+11
-1
Analizler
1-Cumhurbaşkanı, Recep Tayyip Erdoğan
2-AK Parti, Ahmet Davutoğlu
3-CHP, Kemal Kılıçdaroğlu
4-MHP, Devlet Bahçeli
1-)
Şu an gücünün doruklarında olmasına rağmen hala bir yerlere gücünün yetmediğini söylemesi biraz garip gelmekte. Kara listeye aldığı kişi ya da kurumu ima etmesi bile yeterli. Yandaş medya emir telakki ederek anında yüklenir.Ne vatan hainliği kalır ne çevirdiği dümenler. Yasama, Yürütme ve Yargı da onun gücünü test edecek kimse yok. Başkanlık istemesi gündem de bir şey bulamamasından kaynaklanıyor. Solcular ihtilal yapmak için yürüyor dedi, solcular bitti. Askerler ihtilal yapacak dedi en alttan en üste herkes içeri girdi. Cemaat paralel dedi, öyle bir vuruldu ki adamlar yamuldu. Kardeşim Esad bir günde diktatör Eset oldu...
Beraber yol aldıkları,hep aldatan oldu. Cari açık rekor kırdı. Dünyada bir tane bizi savunan ülke kalmadı.Şimdi başkanlık konuşulmazsa millet ikiye ayrılmaz.Bu sorunları konuşmaya başlarlarsa mazallah sıkıntı olur.
Söylediği her sözün medya ve kendisine inananlar tarafından altı dolduruyor ve bir öz savunma gücü oluşturuyor. Konu ne olursa olsun sonuç fark etmemektedir. Eleştiri kapısı kapalı olduğundan güç erimesi yaşamıyor.
2-)
Parti olarak büyük bir çoğunluğu yandaş medyayı ve Cumhurbaşkanının konuşmalarını takip eden milletvekillerinden oluşmakta.
Yarın Cumhurbaşkanımız cemaat aslında suçsuzmuş biri bizi aldatmış dese hemen hep beraber aynı konuyu enlemesine ve boylamasına açıklarlar.Şu yazar kötü dediyse iş bitmiştir. Anayasa mahkemesi bile infaz edildi.

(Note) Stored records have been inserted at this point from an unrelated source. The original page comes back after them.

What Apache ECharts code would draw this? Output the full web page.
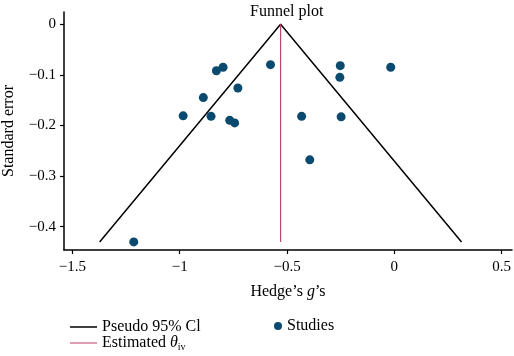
<!DOCTYPE html>
<html><head><meta charset="utf-8">
<script src="https://cdn.jsdelivr.net/npm/echarts@6/dist/echarts.min.js"></script>
<style>html,body{margin:0;padding:0;background:#fff}#c{width:514px;height:356px}</style>
</head><body><div id="c"></div>
<script>
var studyG = [-0.984,-0.890,-0.854,-0.829,-0.798,-0.729,-0.767,-0.744,-0.577,-0.252,-0.254,-0.017,-0.432,-0.248,-0.394,-1.214];
var studySE = [-0.181,-0.145,-0.182,-0.092,-0.085,-0.126,-0.190,-0.195,-0.080,-0.082,-0.105,-0.085,-0.182,-0.183,-0.268,-0.430];
var funnelX = [-1.373,-0.53,0.313];
var funnelY = [-0.43,0,-0.43];
var estX = [-0.53,-0.53];
var estY = [0,-0.43];
var xTicks = [-1.5,-1,-0.5,0,0.5];
var yTicks = [0,-0.1,-0.2,-0.3,-0.4];

var F = 'Liberation Serif';
function zip(a,b){return a.map(function(v,i){return [v,b[i]];});}
function fmt(v){return String(v).replace('-', '\u2212');}
var chart = echarts.init(document.getElementById('c'));
var lt = {fontFamily:F,fontSize:16,color:'#000'};
chart.setOption({
  animation:false,
  textStyle:{fontFamily:F},
  title:{text:'Funnel plot',left:245,top:-1,textStyle:{fontFamily:F,fontSize:16,fontWeight:'normal',color:'#000'}},
  grid:{left:64,right:2,top:12,bottom:106,outerBoundsMode:'none',containLabel:false},
  xAxis:{type:'value',min:-1.539,max:0.548,
    name:'Hedge\u2019s {i|g}\u2019s',nameLocation:'middle',nameGap:34,
    nameTextStyle:{fontFamily:F,fontSize:16,color:'#000',rich:{i:{fontFamily:F,fontStyle:'italic',fontSize:16,color:'#000'}}},
    axisLine:{onZero:false,lineStyle:{color:'#000',width:1.5}},
    axisTick:{show:true,length:4,lineStyle:{color:'#000',width:1.2},customValues:xTicks},
    axisLabel:{fontFamily:F,fontSize:15,color:'#000',margin:10,formatter:fmt,customValues:xTicks},
    splitLine:{show:false}},
  yAxis:{type:'value',min:-0.446,max:0.024,
    name:'Standard error',nameLocation:'middle',nameGap:47,
    nameTextStyle:{fontFamily:F,fontSize:16,color:'#000'},
    axisLine:{show:true,onZero:false,lineStyle:{color:'#000',width:1.5}},
    axisTick:{show:true,length:4,lineStyle:{color:'#000',width:1.2},customValues:yTicks},
    axisLabel:{fontFamily:F,fontSize:15,color:'#000',margin:8,formatter:fmt,customValues:yTicks},
    splitLine:{show:false}},
  legend:[
    {left:65,top:314,itemWidth:27,itemHeight:1.5,itemGap:10,textStyle:lt,
     data:[{name:'Pseudo 95% Cl',icon:'rect'}]},
    {left:65,top:330,itemWidth:27,itemHeight:1.5,itemGap:10,
     textStyle:{fontFamily:F,fontSize:16,color:'#000',rich:{t:{fontFamily:F,fontStyle:'italic',fontSize:16,color:'#000'},s:{fontFamily:F,fontSize:10,color:'#000',padding:[8,0,0,0]}}},
     formatter:function(n){return 'Estimated {t|\u03b8}{s|iv}';},
     data:[{name:'Estimated',icon:'rect'}]},
    {left:269,top:313,itemWidth:8,itemHeight:8,itemGap:10,textStyle:lt,
     data:[{name:'Studies',icon:'circle'}]}
  ],
  series:[
    {name:'Pseudo 95% Cl',type:'line',data:zip(funnelX,funnelY),showSymbol:false,symbol:'none',lineStyle:{color:'#000',width:1.5},itemStyle:{color:'#000'}},
    {name:'Estimated',type:'line',data:zip(estX,estY),showSymbol:false,symbol:'none',lineStyle:{color:'#c0466c',width:1.2},itemStyle:{color:'#d47d9a'}},
    {name:'Studies',type:'scatter',data:zip(studyG,studySE),symbolSize:9,itemStyle:{color:'#0b4a6f',opacity:1}}
  ]
});
</script></body></html>
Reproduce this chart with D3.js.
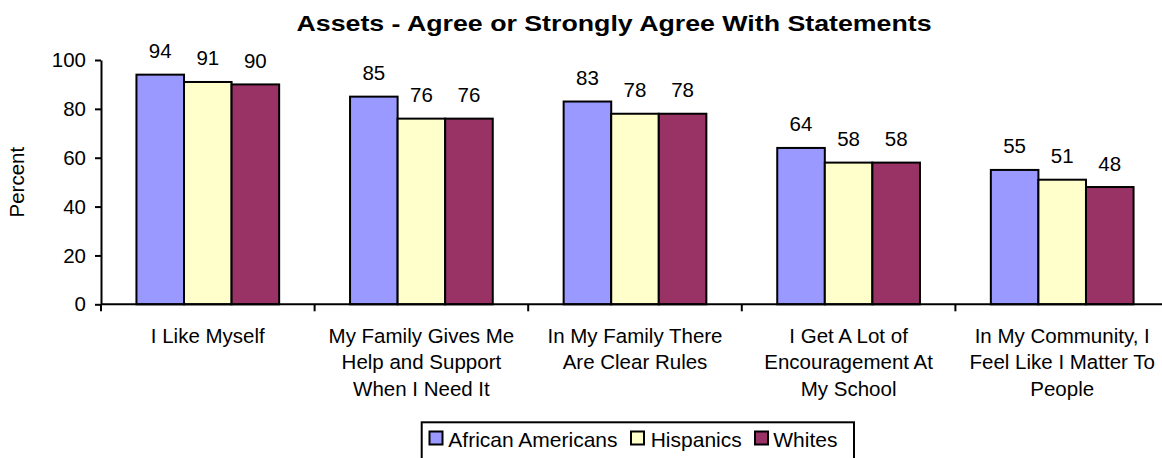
<!DOCTYPE html>
<html>
<head>
<meta charset="utf-8">
<script src="https://cdn.jsdelivr.net/npm/d3@7"></script>
<style>
  html, body { margin: 0; padding: 0; background: #fff; }
  svg { display: block; font-family: "Liberation Sans", Arial, sans-serif; }
</style>
</head>
<body>
<svg id="chart" width="1162" height="458"></svg>
<script>
const categories = [
  "I Like Myself",
  "My Family Gives Me Help and Support When I Need It",
  "In My Family There Are Clear Rules",
  "I Get A Lot of Encouragement At My School",
  "In My Community, I Feel Like I Matter To People"
];
const categoryLines = [
  ["I Like Myself"],
  ["My Family Gives Me", "Help and Support", "When I Need It"],
  ["In My Family There", "Are Clear Rules"],
  ["I Get A Lot of", "Encouragement At", "My School"],
  ["In My Community, I", "Feel Like I Matter To", "People"]
];
const seriesNames = ["African Americans", "Hispanics", "Whites"];
const africanAmericans = [94, 85, 83, 64, 55];
const hispanics = [91, 76, 78, 58, 51];
const whites = [90, 76, 78, 58, 48];
const yTicks = [0, 20, 40, 60, 80, 100];
const colors = ["#9999FF", "#FFFFCC", "#993366"];
const titleText = "Assets - Agree or Strongly Agree With Statements";
const yLabel = "Percent";

const seriesValues = [africanAmericans, hispanics, whites];
const FS = 20.5;

const svg = d3.select("#chart");
const plotLeft = 101, plotRight = 1169, plotTop = 60, plotBottom = 304.3;

const x0 = d3.scaleBand().domain(categories).range([plotLeft, plotRight]).paddingInner(0).paddingOuter(0);
const x1 = d3.scaleBand().domain(seriesNames).range([0, x0.bandwidth()]).paddingInner(0).paddingOuter(0.745);
const y = d3.scaleLinear().domain([0, 100]).range([plotBottom, plotTop]);

// Title
svg.append("text")
  .attr("x", 614).attr("y", 31)
  .attr("text-anchor", "middle")
  .attr("font-size", 22.5).attr("font-weight", "bold")
  .attr("textLength", 635).attr("lengthAdjust", "spacingAndGlyphs")
  .text(titleText);

// Bars
const groups = svg.append("g").selectAll("g")
  .data(categories)
  .join("g")
  .attr("transform", d => `translate(${x0(d)},0)`);

groups.selectAll("rect")
  .data((c, i) => seriesNames.map((s, j) => ({ s, j, v: seriesValues[j][i] })))
  .join("rect")
  .attr("x", d => x1(d.s))
  .attr("y", d => y(d.v))
  .attr("width", x1.bandwidth())
  .attr("height", d => y(0) - y(d.v))
  .attr("fill", d => colors[d.j])
  .attr("stroke", "#000")
  .attr("stroke-width", 2);

groups.selectAll("text.val")
  .data((c, i) => seriesNames.map((s, j) => ({ s, j, v: seriesValues[j][i] })))
  .join("text")
  .attr("class", "val")
  .attr("x", d => x1(d.s) + x1.bandwidth() / 2)
  .attr("y", d => y(d.v) - 16.5)
  .attr("text-anchor", "middle")
  .attr("font-size", FS)
  .text(d => d.v);

// Y axis
const yAxis = svg.append("g")
  .attr("transform", `translate(${plotLeft},0)`)
  .call(d3.axisLeft(y).tickValues(yTicks).tickSize(6).tickPadding(9).tickSizeOuter(0));
yAxis.select(".domain").attr("stroke", "#000").attr("stroke-width", 2);
yAxis.selectAll(".tick line").attr("stroke", "#000").attr("stroke-width", 2);
yAxis.selectAll(".tick text")
  .attr("font-size", FS).attr("font-family", "Liberation Sans, Arial, sans-serif").attr("fill", "#000");

// X axis line
svg.append("line")
  .attr("x1", plotLeft).attr("x2", 1162)
  .attr("y1", y(0)).attr("y2", y(0))
  .attr("stroke", "#000").attr("stroke-width", 2);

// X boundary ticks
const boundaries = categories.map(c => x0(c)).concat([x0(categories[categories.length - 1]) + x0.bandwidth()]);
svg.append("g").selectAll("line")
  .data(boundaries)
  .join("line")
  .attr("x1", d => d).attr("x2", d => d)
  .attr("y1", y(0)).attr("y2", y(0) + 7)
  .attr("stroke", "#000").attr("stroke-width", 2);

// Category labels
const labelG = svg.append("g").selectAll("text")
  .data(categories)
  .join("text")
  .attr("text-anchor", "middle")
  .attr("font-size", FS)
  .attr("x", d => x0(d) + x0.bandwidth() / 2)
  .attr("y", 342.5);
labelG.each(function(d, i) {
  const t = d3.select(this);
  categoryLines[i].forEach((line, k) => {
    t.append("tspan")
      .attr("x", x0(d) + x0.bandwidth() / 2)
      .attr("y", 342.5 + k * 26.5)
      .text(line);
  });
});

// Y label
svg.append("text")
  .attr("transform", `translate(24,${(plotTop + plotBottom) / 2}) rotate(-90)`)
  .attr("text-anchor", "middle")
  .attr("font-size", FS)
  .text(yLabel);

// Legend
svg.append("rect")
  .attr("x", 421.7).attr("y", 422.3)
  .attr("width", 432.3).attr("height", 60)
  .attr("fill", "#fff").attr("stroke", "#000").attr("stroke-width", 2);

const legendSwatchX = [429.5, 631, 755];
const legendTextX = [448.3, 650.7, 773.3];
const legendG = svg.append("g").selectAll("g")
  .data(seriesNames)
  .join("g");
legendG.append("rect")
  .attr("x", (d, i) => legendSwatchX[i])
  .attr("y", 431.5)
  .attr("width", 13).attr("height", 13)
  .attr("fill", (d, i) => colors[i])
  .attr("stroke", "#000").attr("stroke-width", 2);
legendG.append("text")
  .attr("x", (d, i) => legendTextX[i])
  .attr("y", 446.5)
  .attr("font-size", 21)
  .text(d => d);
</script>
</body>
</html>
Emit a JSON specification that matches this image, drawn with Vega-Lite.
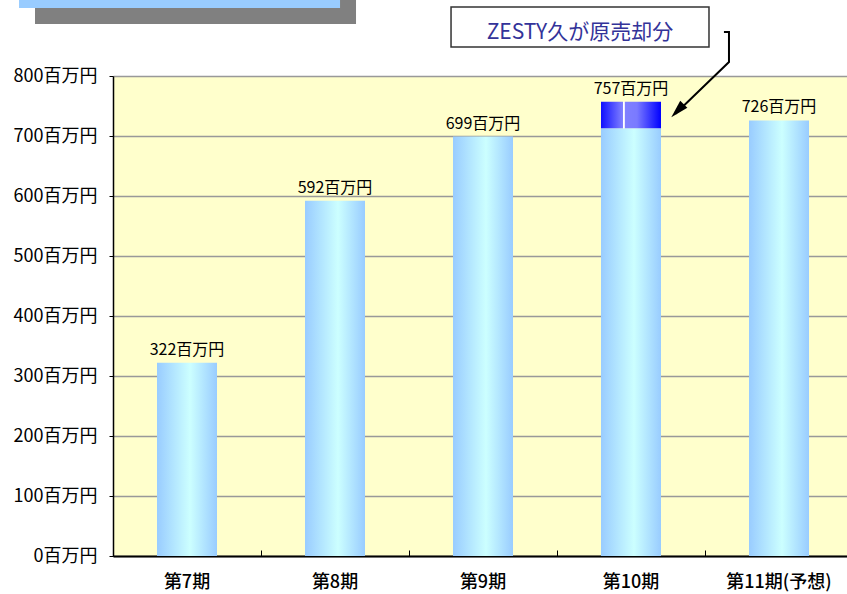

Cumhurbaşkanımız terör örgütüne IŞiD derken herkes aynı kısaltmayı kullanıyordu. DAIŞ dedi takip ettim;gazetelerde, vekillerde aynı kısaltmayı kullanmaya başladılar. Hepsi savunmak zorunda ama bazıları o kadar ileriye zütürüyor ki bunun karşılığında bir koltuk olmamasına mantık çözüm bulamıyor.
Başbakanımız gücü eline geçirebilse bazı konularda dur diyebileceğini tahmin ediyorum.Ama şu an bu imkansız gibi. Bazen o kadar çok bağırıyor ve hüzünlü konuşuyor ki sanki içindeki isyanı anlatıyor.